**GIVEN EXERCISE**
Extract, in full, the lines below, beginning at the first and ending with the line that contains "from bokeh.resources import INLINE". Pictures do not belong in the copy.

**DATA SHOWN**
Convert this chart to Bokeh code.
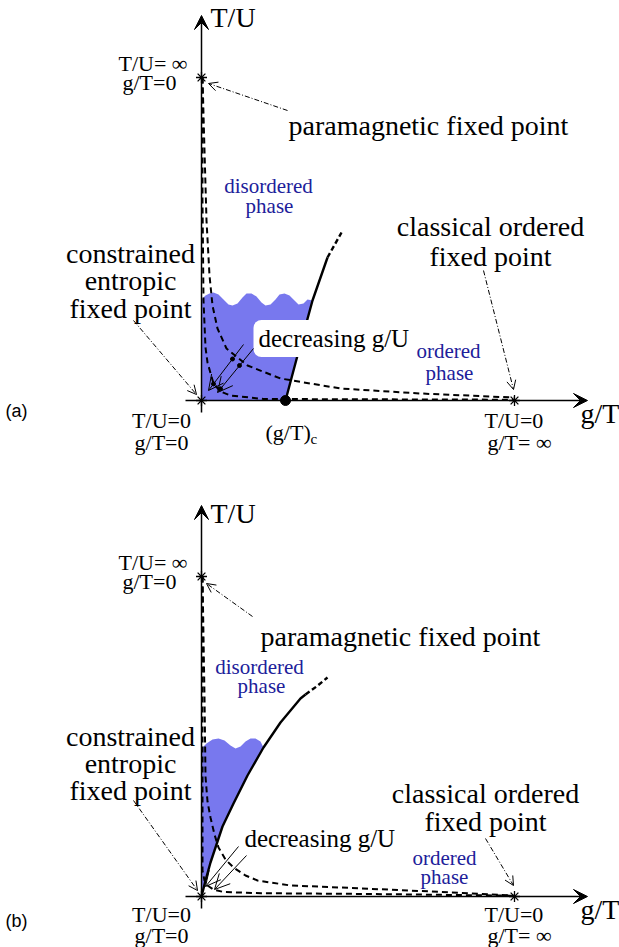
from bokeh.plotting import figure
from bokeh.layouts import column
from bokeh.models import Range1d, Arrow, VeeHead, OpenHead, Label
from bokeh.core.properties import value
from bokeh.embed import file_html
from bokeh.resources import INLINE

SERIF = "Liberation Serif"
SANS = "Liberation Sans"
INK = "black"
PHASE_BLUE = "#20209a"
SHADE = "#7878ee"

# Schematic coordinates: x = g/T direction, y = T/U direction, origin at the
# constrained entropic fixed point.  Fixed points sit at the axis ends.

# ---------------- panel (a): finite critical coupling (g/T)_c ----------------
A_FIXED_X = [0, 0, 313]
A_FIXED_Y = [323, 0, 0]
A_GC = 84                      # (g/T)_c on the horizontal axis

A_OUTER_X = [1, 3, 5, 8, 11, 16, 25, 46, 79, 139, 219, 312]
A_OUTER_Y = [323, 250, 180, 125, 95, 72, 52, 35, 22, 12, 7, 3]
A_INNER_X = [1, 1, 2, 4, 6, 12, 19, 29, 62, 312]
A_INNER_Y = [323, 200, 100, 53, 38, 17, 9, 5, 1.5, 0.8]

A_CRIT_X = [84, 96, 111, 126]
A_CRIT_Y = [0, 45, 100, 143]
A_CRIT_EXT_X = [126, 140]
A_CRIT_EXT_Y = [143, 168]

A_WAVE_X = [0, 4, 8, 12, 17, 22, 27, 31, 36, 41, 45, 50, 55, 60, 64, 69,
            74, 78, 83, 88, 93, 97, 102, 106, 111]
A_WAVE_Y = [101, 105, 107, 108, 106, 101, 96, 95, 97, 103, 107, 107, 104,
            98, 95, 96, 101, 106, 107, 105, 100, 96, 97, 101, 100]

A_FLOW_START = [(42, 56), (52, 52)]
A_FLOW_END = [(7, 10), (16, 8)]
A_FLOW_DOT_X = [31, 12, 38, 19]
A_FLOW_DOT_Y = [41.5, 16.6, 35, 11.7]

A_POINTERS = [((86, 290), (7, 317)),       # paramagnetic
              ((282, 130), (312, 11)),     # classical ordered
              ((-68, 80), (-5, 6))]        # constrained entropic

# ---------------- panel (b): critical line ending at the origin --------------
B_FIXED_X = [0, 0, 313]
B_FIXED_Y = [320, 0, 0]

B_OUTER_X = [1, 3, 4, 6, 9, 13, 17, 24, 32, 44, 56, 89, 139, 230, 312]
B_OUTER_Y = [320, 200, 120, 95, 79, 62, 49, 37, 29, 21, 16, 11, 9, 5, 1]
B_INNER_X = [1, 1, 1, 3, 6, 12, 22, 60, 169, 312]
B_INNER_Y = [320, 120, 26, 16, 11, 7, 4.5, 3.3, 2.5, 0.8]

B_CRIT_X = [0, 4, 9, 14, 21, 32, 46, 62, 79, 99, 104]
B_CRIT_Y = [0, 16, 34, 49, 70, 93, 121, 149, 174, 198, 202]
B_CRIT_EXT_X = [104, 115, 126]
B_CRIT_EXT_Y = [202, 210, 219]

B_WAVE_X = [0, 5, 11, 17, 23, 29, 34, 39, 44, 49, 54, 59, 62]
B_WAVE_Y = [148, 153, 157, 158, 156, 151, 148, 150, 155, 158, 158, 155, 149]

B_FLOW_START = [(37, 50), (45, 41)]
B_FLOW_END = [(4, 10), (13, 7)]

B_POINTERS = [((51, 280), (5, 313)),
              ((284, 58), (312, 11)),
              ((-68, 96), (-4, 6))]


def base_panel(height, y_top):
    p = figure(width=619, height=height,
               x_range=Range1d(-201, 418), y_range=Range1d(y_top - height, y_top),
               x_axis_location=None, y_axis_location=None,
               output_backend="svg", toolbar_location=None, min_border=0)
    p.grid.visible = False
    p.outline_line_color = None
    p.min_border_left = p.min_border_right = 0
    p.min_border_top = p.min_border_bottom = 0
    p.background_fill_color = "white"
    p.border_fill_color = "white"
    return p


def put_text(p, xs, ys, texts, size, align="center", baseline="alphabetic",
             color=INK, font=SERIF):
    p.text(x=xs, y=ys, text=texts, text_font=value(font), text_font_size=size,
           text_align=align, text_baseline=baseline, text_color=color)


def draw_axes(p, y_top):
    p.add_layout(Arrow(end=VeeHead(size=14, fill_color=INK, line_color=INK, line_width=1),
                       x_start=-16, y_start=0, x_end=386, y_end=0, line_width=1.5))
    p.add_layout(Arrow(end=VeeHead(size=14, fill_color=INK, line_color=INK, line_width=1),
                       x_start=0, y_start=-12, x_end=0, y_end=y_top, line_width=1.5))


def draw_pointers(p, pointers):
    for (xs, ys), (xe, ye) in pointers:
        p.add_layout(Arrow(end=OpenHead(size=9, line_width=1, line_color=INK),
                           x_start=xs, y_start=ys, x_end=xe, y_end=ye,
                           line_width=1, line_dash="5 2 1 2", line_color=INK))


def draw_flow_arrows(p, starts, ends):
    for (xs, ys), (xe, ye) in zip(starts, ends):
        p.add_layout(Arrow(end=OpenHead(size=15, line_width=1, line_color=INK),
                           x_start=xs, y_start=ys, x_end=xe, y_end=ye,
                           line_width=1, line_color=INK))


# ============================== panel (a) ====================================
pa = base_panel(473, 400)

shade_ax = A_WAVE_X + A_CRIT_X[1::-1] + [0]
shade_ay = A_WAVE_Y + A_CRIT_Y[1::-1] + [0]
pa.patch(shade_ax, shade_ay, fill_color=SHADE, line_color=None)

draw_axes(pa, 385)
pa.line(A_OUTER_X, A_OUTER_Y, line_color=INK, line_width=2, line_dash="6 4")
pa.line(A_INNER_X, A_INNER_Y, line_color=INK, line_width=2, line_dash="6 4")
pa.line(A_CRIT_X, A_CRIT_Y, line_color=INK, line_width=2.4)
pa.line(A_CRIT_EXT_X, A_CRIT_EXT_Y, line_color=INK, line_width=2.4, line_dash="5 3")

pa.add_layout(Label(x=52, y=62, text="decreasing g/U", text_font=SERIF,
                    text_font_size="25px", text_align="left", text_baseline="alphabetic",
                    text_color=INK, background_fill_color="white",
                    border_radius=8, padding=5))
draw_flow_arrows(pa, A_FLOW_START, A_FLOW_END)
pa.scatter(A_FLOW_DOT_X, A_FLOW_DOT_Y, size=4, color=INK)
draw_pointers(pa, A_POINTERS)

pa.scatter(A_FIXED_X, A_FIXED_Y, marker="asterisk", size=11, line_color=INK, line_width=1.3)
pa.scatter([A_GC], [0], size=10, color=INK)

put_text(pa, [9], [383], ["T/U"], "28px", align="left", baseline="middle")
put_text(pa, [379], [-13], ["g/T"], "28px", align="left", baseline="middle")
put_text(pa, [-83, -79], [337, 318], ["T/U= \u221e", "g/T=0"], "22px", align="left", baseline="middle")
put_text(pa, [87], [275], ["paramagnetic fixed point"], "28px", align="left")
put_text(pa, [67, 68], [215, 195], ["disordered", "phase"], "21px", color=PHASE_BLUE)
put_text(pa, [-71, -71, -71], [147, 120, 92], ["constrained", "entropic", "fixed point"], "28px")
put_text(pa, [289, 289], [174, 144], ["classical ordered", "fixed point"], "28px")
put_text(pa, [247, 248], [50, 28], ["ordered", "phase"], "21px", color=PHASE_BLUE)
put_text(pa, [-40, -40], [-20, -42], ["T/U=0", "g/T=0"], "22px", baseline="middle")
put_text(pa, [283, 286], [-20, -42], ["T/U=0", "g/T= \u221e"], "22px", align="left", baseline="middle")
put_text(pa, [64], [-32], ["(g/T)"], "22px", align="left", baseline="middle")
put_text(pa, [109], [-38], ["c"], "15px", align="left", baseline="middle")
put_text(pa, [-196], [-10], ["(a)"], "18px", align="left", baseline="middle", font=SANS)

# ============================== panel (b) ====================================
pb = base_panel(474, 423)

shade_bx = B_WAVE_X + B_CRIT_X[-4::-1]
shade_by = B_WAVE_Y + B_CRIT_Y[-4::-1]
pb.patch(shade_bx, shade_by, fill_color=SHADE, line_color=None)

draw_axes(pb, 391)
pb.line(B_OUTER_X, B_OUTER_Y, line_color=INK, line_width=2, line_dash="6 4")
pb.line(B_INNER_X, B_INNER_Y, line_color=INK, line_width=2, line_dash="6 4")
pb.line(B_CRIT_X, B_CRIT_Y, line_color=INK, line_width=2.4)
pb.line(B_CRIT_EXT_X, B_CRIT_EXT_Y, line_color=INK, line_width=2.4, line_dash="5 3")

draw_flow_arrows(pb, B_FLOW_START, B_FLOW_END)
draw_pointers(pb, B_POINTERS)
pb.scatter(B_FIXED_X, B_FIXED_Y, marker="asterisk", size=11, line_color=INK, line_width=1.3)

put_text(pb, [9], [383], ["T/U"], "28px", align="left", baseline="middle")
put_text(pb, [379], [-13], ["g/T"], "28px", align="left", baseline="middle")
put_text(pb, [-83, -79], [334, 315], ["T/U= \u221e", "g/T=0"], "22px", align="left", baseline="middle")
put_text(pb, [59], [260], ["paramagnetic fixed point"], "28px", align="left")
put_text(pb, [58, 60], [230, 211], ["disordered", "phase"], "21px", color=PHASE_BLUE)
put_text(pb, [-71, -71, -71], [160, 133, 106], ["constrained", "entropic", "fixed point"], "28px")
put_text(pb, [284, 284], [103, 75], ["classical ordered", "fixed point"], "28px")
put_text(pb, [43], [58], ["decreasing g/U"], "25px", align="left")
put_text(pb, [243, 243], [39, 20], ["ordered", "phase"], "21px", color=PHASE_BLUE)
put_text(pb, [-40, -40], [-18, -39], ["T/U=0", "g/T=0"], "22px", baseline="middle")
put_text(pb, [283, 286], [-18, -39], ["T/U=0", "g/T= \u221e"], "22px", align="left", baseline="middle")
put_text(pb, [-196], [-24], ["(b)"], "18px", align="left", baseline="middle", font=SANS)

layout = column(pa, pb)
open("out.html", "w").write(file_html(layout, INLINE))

**THE RESULT**
Convert this chart to Bokeh code.
from bokeh.plotting import figure
from bokeh.layouts import column
from bokeh.models import Range1d, Arrow, VeeHead, OpenHead, Label
from bokeh.core.properties import value
from bokeh.embed import file_html
from bokeh.resources import INLINE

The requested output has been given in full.